TASK INSTRUCTIONS: Exactly retype the lines from the top of the data through the line containing "fig = go.Figure()", leaving out every picture.

— Start SOURCE RECORDS —

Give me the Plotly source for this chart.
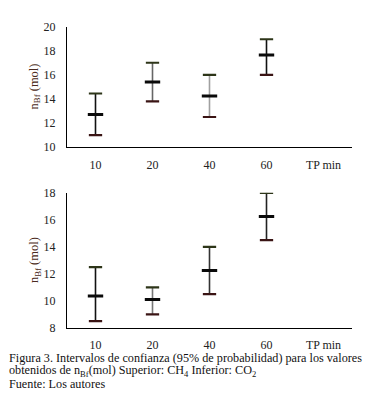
import plotly.graph_objects as go

categories = ["10", "20", "40", "60", "TP min"]
data_cats = ["10", "20", "40", "60"]

# Superior: CH4
ch4_mean = [12.7, 15.4, 14.25, 17.65]
ch4_high = [14.45, 17.0, 16.0, 18.95]
ch4_low = [11.0, 13.8, 12.5, 16.0]

# Inferior: CO2
co2_mean = [10.35, 10.1, 12.25, 16.25]
co2_high = [12.5, 11.0, 14.0, 18.0]
co2_low = [8.5, 9.0, 10.5, 14.5]

top_ticks = [10, 12, 14, 16, 18, 20]
bottom_ticks = [8, 10, 12, 14, 16, 18]

stem_colors_top = ["#111111", "#666666", "#a0a0a0", "#111111"]
stem_colors_bottom = ["#111111", "#777777", "#333333", "#222222"]

OFF = 8  # page body margin
W, H = 382 - 2 * OFF, 413 - 2 * OFF
SERIF = "Liberation Serif"


def px(xp):
    return (xp - OFF) / W


def py(yp):
    return 1 - (yp - OFF) / H


fig = go.Figure()


def add_panel(mean, high, low, stems, xa, ya):
    for i, cat in enumerate(data_cats):
        fig.add_trace(go.Scatter(
            x=[cat], y=[mean[i]], mode="markers", xaxis=xa, yaxis=ya,
            showlegend=False, hoverinfo="skip",
            marker=dict(symbol="line-ew", size=11, color="#000",
                        line=dict(width=3, color="#0a0a0a")),
            error_y=dict(type="data", symmetric=False,
                         array=[high[i] - mean[i]], arrayminus=[mean[i] - low[i]],
                         color=stems[i], thickness=1.6, width=0),
        ))
    fig.add_trace(go.Scatter(
        x=data_cats, y=high, mode="markers", xaxis=xa, yaxis=ya,
        showlegend=False, hoverinfo="skip",
        marker=dict(symbol="line-ew", size=9.5, color="#2d3518",
                    line=dict(width=2.2, color="#2d3518")),
    ))
    fig.add_trace(go.Scatter(
        x=data_cats, y=low, mode="markers", xaxis=xa, yaxis=ya,
        showlegend=False, hoverinfo="skip",
        marker=dict(symbol="line-ew", size=9.5, color="#3a1414",
                    line=dict(width=2.2, color="#3a1414")),
    ))


add_panel(ch4_mean, ch4_high, ch4_low, stem_colors_top, "x", "y")
add_panel(co2_mean, co2_high, co2_low, stem_colors_bottom, "x2", "y2")

x_dom = [px(67), px(352)]
top_dom = [py(145), py(20)]
bot_dom = [py(332.3), py(192.3)]

xcommon = dict(type="category", categoryorder="array", categoryarray=categories,
               range=[-0.5, 4.5], showgrid=False, zeroline=False, showline=True,
               linecolor="#000", linewidth=1, ticks="", ticklabelstandoff=6,
               tickfont=dict(family=SERIF, size=12, color="#222"), fixedrange=True)

fig.update_layout(
    width=W, height=H, margin=dict(l=0, r=0, t=0, b=0),
    paper_bgcolor="white", plot_bgcolor="white",
    xaxis=dict(domain=x_dom, anchor="y", **xcommon),
    xaxis2=dict(domain=x_dom, anchor="y2", **xcommon),
    yaxis=dict(domain=top_dom, anchor="x", range=[10, 20], tickvals=top_ticks,
               showgrid=False, zeroline=False, showline=True, linecolor="#000",
               linewidth=1, ticks="", ticklabelstandoff=8,
               tickfont=dict(family=SERIF, size=12, color="#222")),
    yaxis2=dict(domain=bot_dom, anchor="x2", range=[8, 18], tickvals=bottom_ticks,
                showgrid=False, zeroline=False, showline=True, linecolor="#000",
                linewidth=1, ticks="", ticklabelstandoff=8,
                tickfont=dict(family=SERIF, size=12, color="#222")),
)

ylab = "n<sub>Bf</sub> (mol)"
for yc in [82, 262]:
    fig.add_annotation(text=ylab, textangle=-90, x=px(35), y=py(yc), xref="paper",
                       yref="paper", showarrow=False, xanchor="center", yanchor="middle",
                       font=dict(family=SERIF, size=12.5, color="#4a2a20"))

caption = [
    "Figura 3. Intervalos de confianza (95% de probabilidad) para los valores",
    "obtenidos de n<sub>Bf</sub>(mol) Superior: CH<sub>4</sub> Inferior: CO<sub>2</sub>",
    "Fuente: Los autores",
]
cap_sizes = [12.2, 12.2, 12.2]
for line, yc, fs in zip(caption, [364, 377.5, 391], cap_sizes):
    fig.add_annotation(text=line, x=px(8), y=py(yc), xref="paper", yref="paper",
                       showarrow=False, xanchor="left", yanchor="middle", borderpad=0,
                       font=dict(family=SERIF, size=fs, color="#111"))

fig.write_html("out.html")
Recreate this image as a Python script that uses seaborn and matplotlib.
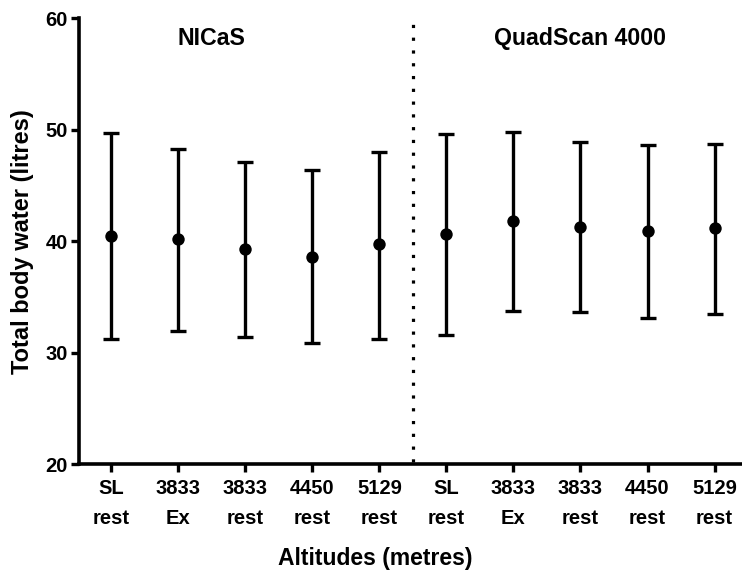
import matplotlib
matplotlib.use("Agg")
import matplotlib.pyplot as plt
import seaborn as sns
import pandas as pd
import numpy as np

# ---- data ----
tick_labels = ["SL\nrest", "3833\nEx", "3833\nrest", "4450\nrest", "5129\nrest",
               "SL\nrest", "3833\nEx", "3833\nrest", "4450\nrest", "5129\nrest"]
groups = ["NICaS"] * 5 + ["QuadScan 4000"] * 5
means = [40.5, 40.2, 39.3, 38.6, 39.7, 40.6, 41.8, 41.3, 40.9, 41.2]
upper = [49.7, 48.3, 47.1, 46.4, 48.0, 49.6, 49.8, 48.9, 48.6, 48.75]
lower = [31.2, 31.9, 31.4, 30.85, 31.2, 31.6, 33.7, 33.6, 33.1, 33.5]
group_titles = ["NICaS", "QuadScan 4000"]
yticks = [20, 30, 40, 50, 60]

df = pd.DataFrame({"pos": np.arange(len(means)), "mean": means,
                   "upper": upper, "lower": lower, "group": groups})

sns.set_theme(style="ticks")
plt.rcParams["font.family"] = ["Liberation Sans", "DejaVu Sans"]
plt.rcParams["font.weight"] = "bold"
plt.rcParams["text.color"] = "black"
plt.rcParams["axes.labelcolor"] = "black"
plt.rcParams["xtick.color"] = "black"
plt.rcParams["ytick.color"] = "black"

fig = plt.figure(figsize=(7.42, 5.73), dpi=100)
ax = fig.add_axes([79 / 742, 1 - 464 / 573, 1 - 79 / 742 + 0.01, (464 - 18.3) / 573])

ax.errorbar(df["pos"], df["mean"],
            yerr=[df["mean"] - df["lower"], df["upper"] - df["mean"]],
            fmt="none", ecolor="black", elinewidth=2.4, capsize=5.5, capthick=2.4, zorder=2)
sns.scatterplot(data=df, x="pos", y="mean", color="black", s=80, edgecolor="black",
                linewidth=0, ax=ax, zorder=3, legend=False)

ax.axvline(4.5, ymin=0.005, ymax=1.0, color="black", linewidth=2.3,
           linestyle=(0, (1, 3.0)), zorder=1)

ax.set_xlim(-0.48, 9.52)
ax.set_ylim(20, 60)
ax.set_yticks(yticks)
ax.set_yticklabels([str(t) for t in yticks], fontsize=14.5, fontweight="bold", color="black")
ax.set_xticks(df["pos"])
ax.set_xticklabels(tick_labels, fontsize=14.5, fontweight="bold", linespacing=1.7, color="black")

ax.text(1.5, 58.2, group_titles[0], ha="center", va="center", fontsize=16.7,
        fontweight="bold", color="black")
ax.text(7.0, 58.2, group_titles[1], ha="center", va="center", fontsize=16.7,
        fontweight="bold", color="black")

ax.set_xlabel("")
ax.set_ylabel("")
fig.text(375 / 742, 1 - 558 / 573, "Altitudes (metres)", ha="center", va="center",
         fontsize=16.5, fontweight="bold", color="black")
fig.text(23 / 742, 1 - 242 / 573, "Total body water (litres)", ha="center", va="center",
         rotation=90, fontsize=17, fontweight="bold", color="black")

for side in ["top", "right"]:
    ax.spines[side].set_visible(False)
for side in ["left", "bottom"]:
    ax.spines[side].set_linewidth(2.6)
    ax.spines[side].set_color("black")
ax.tick_params(axis="both", width=2.4, length=6, color="black", labelcolor="black", pad=2)
ax.tick_params(axis="x", pad=5)

fig.savefig("out.png", dpi=100)
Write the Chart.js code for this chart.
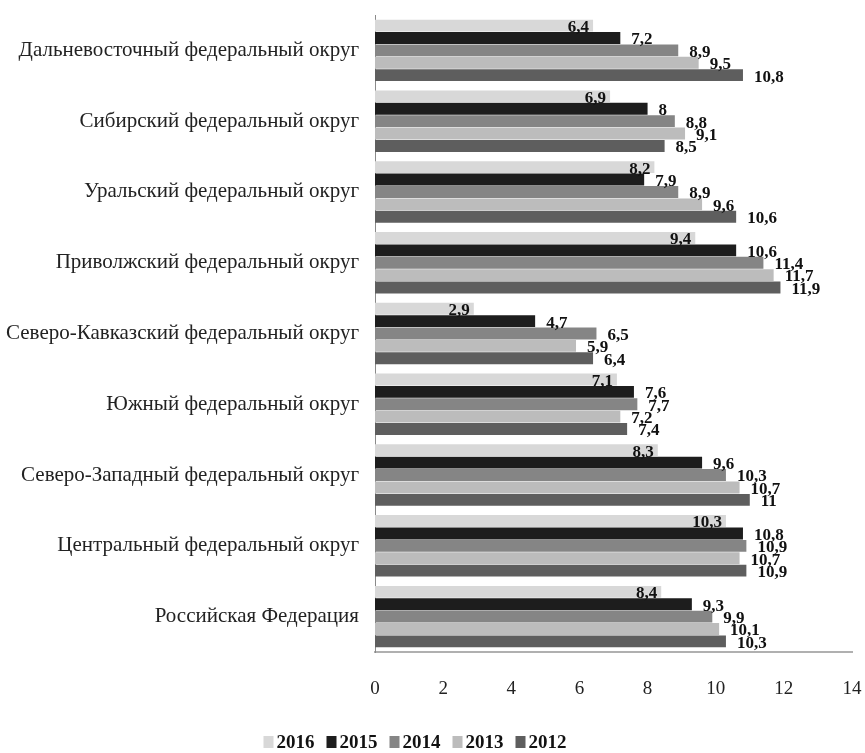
<!DOCTYPE html>
<html lang="ru">
<head>
<meta charset="utf-8">
<script src="https://cdn.jsdelivr.net/npm/chart.js@4/dist/chart.umd.min.js"></script>
<style>
  html, body { margin: 0; padding: 0; background: #fff; }
  #wrap { width: 865px; height: 753px; }
</style>
</head>
<body>
<div id="wrap"><canvas id="c" width="865" height="753"></canvas></div>
<script>
// Federal districts, top to bottom
const districts = [
  'Дальневосточный федеральный округ',
  'Сибирский федеральный округ',
  'Уральский федеральный округ',
  'Приволжский федеральный округ',
  'Северо-Кавказский федеральный округ',
  'Южный федеральный округ',
  'Северо-Западный федеральный округ',
  'Центральный федеральный округ',
  'Российская Федерация'
];

const years = ['2016', '2015', '2014', '2013', '2012'];

const values2016 = [6.4, 6.9, 8.2, 9.4, 2.9, 7.1, 8.3, 10.3, 8.4];
const values2015 = [7.2, 8.0, 7.9, 10.6, 4.7, 7.6, 9.6, 10.8, 9.3];
const values2014 = [8.9, 8.8, 8.9, 11.4, 6.5, 7.7, 10.3, 10.9, 9.9];
const values2013 = [9.5, 9.1, 9.6, 11.7, 5.9, 7.2, 10.7, 10.7, 10.1];
const values2012 = [10.8, 8.5, 10.6, 11.9, 6.4, 7.4, 11.0, 10.9, 10.3];

const xTicks = [0, 2, 4, 6, 8, 10, 12, 14];

const seriesValues = [values2016, values2015, values2014, values2013, values2012];
const seriesColors = ['#d8d8d8', '#1d1d1d', '#858585', '#bcbcbc', '#5e5e5e'];

const serif = '"Liberation Serif", "Times New Roman", serif';

// Value labels next to each bar end (decimal comma)
const valueLabels = {
  id: 'valueLabels',
  afterDatasetsDraw(chart) {
    const ctx = chart.ctx;
    ctx.save();
    ctx.font = 'bold 17px ' + serif;
    ctx.fillStyle = '#111';
    ctx.textBaseline = 'middle';
    chart.data.datasets.forEach((ds, di) => {
      const meta = chart.getDatasetMeta(di);
      meta.data.forEach((bar, i) => {
        const txt = String(ds.data[i]).replace('.', ',');
        if (di === 0) {
          ctx.textAlign = 'right';
          ctx.fillText(txt, bar.x - 4, bar.y + 2);
        } else {
          ctx.textAlign = 'left';
          ctx.fillText(txt, bar.x + 11, bar.y + 2);
        }
      });
    });
    ctx.restore();
  }
};

// Compact legend row under the axis: small square swatch tight to the year
const yearLegend = {
  id: 'yearLegend',
  afterDraw(chart) {
    const ctx = chart.ctx;
    const box = 10, boxH = 12, gap = 3, itemGap = 12;
    const cy = 742, cx = 415;
    ctx.save();
    ctx.font = 'bold 19px ' + serif;
    ctx.textBaseline = 'middle';
    ctx.textAlign = 'left';
    const items = chart.data.datasets.map(ds => ({
      text: ds.label, color: ds.backgroundColor, w: ctx.measureText(ds.label).width
    }));
    const total = items.reduce((s, it) => s + box + gap + it.w, 0) + itemGap * (items.length - 1);
    let x = cx - total / 2;
    items.forEach(it => {
      ctx.fillStyle = it.color;
      ctx.fillRect(x, cy - boxH / 2, box, boxH);
      ctx.fillStyle = '#111';
      ctx.fillText(it.text, x + box + gap, cy + 1);
      x += box + gap + it.w + itemGap;
    });
    ctx.restore();
  }
};

new Chart(document.getElementById('c'), {
  type: 'bar',
  data: {
    labels: districts,
    datasets: years.map((y, k) => ({
      label: y,
      data: seriesValues[k],
      backgroundColor: seriesColors[k],
      borderWidth: 0,
      categoryPercentage: 0.875,
      barPercentage: 0.96
    }))
  },
  options: {
    indexAxis: 'y',
    responsive: false,
    animation: false,
    layout: { padding: { top: 15, right: 13, left: 0, bottom: 26 } },
    scales: {
      x: {
        min: 0,
        max: 14,
        afterBuildTicks(scale) { scale.ticks = xTicks.map(v => ({ value: v })); },
        afterFit(scale) {
          scale.height = 75;
          scale.paddingLeft = 0;
          scale.paddingRight = 0;
        },
        grid: { display: false, drawTicks: false },
        border: { display: true, color: '#b0b0b0', width: 2 },
        ticks: {
          padding: 26,
          color: '#222',
          font: { family: serif, size: 19 }
        }
      },
      y: {
        grid: { display: false, drawTicks: false },
        border: { display: true, color: '#8a8a8a', width: 1 },
        afterFit(scale) {
          scale.width = 375;
          scale.paddingTop = 0;
          scale.paddingBottom = 0;
        },
        ticks: {
          padding: 16,
          color: '#222',
          font: { family: serif, size: 21 }
        }
      }
    },
    plugins: {
      legend: { display: false },
      tooltip: { enabled: false }
    }
  },
  plugins: [valueLabels, yearLegend]
});
</script>
</body>
</html>
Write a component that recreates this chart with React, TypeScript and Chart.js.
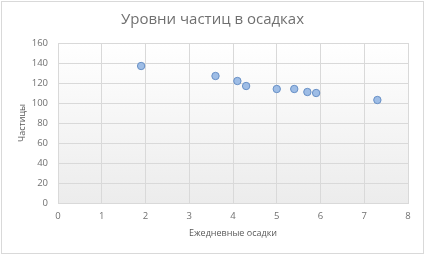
import React, { useEffect, useRef } from "react";
import { Chart, registerables } from "chart.js";

Chart.register(...registerables);

const rainfall = [1.9, 3.6, 4.1, 4.3, 5.0, 5.4, 5.7, 5.9, 7.3];
const particles = [137, 127, 122, 117, 114, 114, 111, 110, 103];
const title = "Уровни частиц в осадках";
const xTitle = "Ежедневные осадки";
const yTitle = "Частицы";

const FONT = "'Open Sans'";

const plotBg = {
  id: "plotBg",
  beforeDraw(chart: any) {
    const { ctx, chartArea } = chart;
    if (!chartArea) return;
    const g = ctx.createLinearGradient(0, chartArea.top, 0, chartArea.bottom);
    g.addColorStop(0, "#ffffff");
    g.addColorStop(1, "#ececec");
    ctx.save();
    ctx.fillStyle = g;
    ctx.fillRect(chartArea.left, chartArea.top, chartArea.right - chartArea.left, chartArea.bottom - chartArea.top);
    ctx.restore();
  },
};

export default function App() {
  const ref = useRef<HTMLCanvasElement>(null);
  useEffect(() => {
    document.body.style.margin = "0";
    const chart = new Chart(ref.current!, {
      type: "scatter",
      data: {
        datasets: [
          {
            data: rainfall.map((x, i) => ({ x, y: particles[i] })),
            pointRadius: 3.7,
            pointHoverRadius: 3.7,
            backgroundColor: "#9ebde6",
            borderColor: "#6890c6",
            borderWidth: 1,
          },
        ],
      },
      options: {
        animation: false,
        responsive: false,
        maintainAspectRatio: false,
        layout: { padding: { left: 17, right: 17, top: 0, bottom: 16 } },
        plugins: {
          legend: { display: false },
          tooltip: { enabled: false },
          title: {
            display: true,
            text: title,
            color: "#707070",
            font: { family: FONT, size: 15, weight: "normal" },
            padding: { top: 11, bottom: 14 },
            lineHeight: 1.2,
          },
        },
        scales: {
          x: {
            type: "linear",
            min: 0,
            max: 8,
            ticks: { stepSize: 1, color: "#707070", font: { family: FONT, size: 9.5 }, padding: 8 },
            grid: { color: "#d9d9d9", drawTicks: false },
            border: { color: "#d9d9d9" },
            title: { display: true, text: xTitle, color: "#595959", font: { family: FONT, size: 9 }, padding: { top: 4, bottom: 0 } },
            afterFit(scale: any) {
              scale.height = 36;
            },
          },
          y: {
            type: "linear",
            min: 0,
            max: 160,
            ticks: { stepSize: 20, color: "#707070", font: { family: FONT, size: 9.5 }, padding: 10 },
            grid: { color: "#d9d9d9", drawTicks: false },
            border: { color: "#d9d9d9" },
            title: { display: true, text: yTitle, color: "#595959", font: { family: FONT, size: 9 }, padding: { top: 0, bottom: 8 } },
            afterFit(scale: any) {
              scale.width = 41;
            },
          },
        },
      },
      plugins: [plotBg],
    });
    return () => chart.destroy();
  }, []);
  return (
    <div style={{ position: "relative", width: 425, height: 255, background: "#fff" }}>
      <canvas ref={ref} width={425} height={255} style={{ position: "absolute", left: 0, top: 0 }} />
      <div style={{ position: "absolute", left: 1, top: 1, width: 421, height: 251, border: "1px solid #d9d9d9", pointerEvents: "none" }} />
    </div>
  );
}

— End SOURCE RECORDS —

PROBLEM SOLUTION:
Give me the Plotly source for this chart.
import plotly.graph_objects as go

categories = ["10", "20", "40", "60", "TP min"]
data_cats = ["10", "20", "40", "60"]

# Superior: CH4
ch4_mean = [12.7, 15.4, 14.25, 17.65]
ch4_high = [14.45, 17.0, 16.0, 18.95]
ch4_low = [11.0, 13.8, 12.5, 16.0]

# Inferior: CO2
co2_mean = [10.35, 10.1, 12.25, 16.25]
co2_high = [12.5, 11.0, 14.0, 18.0]
co2_low = [8.5, 9.0, 10.5, 14.5]

top_ticks = [10, 12, 14, 16, 18, 20]
bottom_ticks = [8, 10, 12, 14, 16, 18]

stem_colors_top = ["#111111", "#666666", "#a0a0a0", "#111111"]
stem_colors_bottom = ["#111111", "#777777", "#333333", "#222222"]

OFF = 8  # page body margin
W, H = 382 - 2 * OFF, 413 - 2 * OFF
SERIF = "Liberation Serif"


def px(xp):
    return (xp - OFF) / W


def py(yp):
    return 1 - (yp - OFF) / H


fig = go.Figure()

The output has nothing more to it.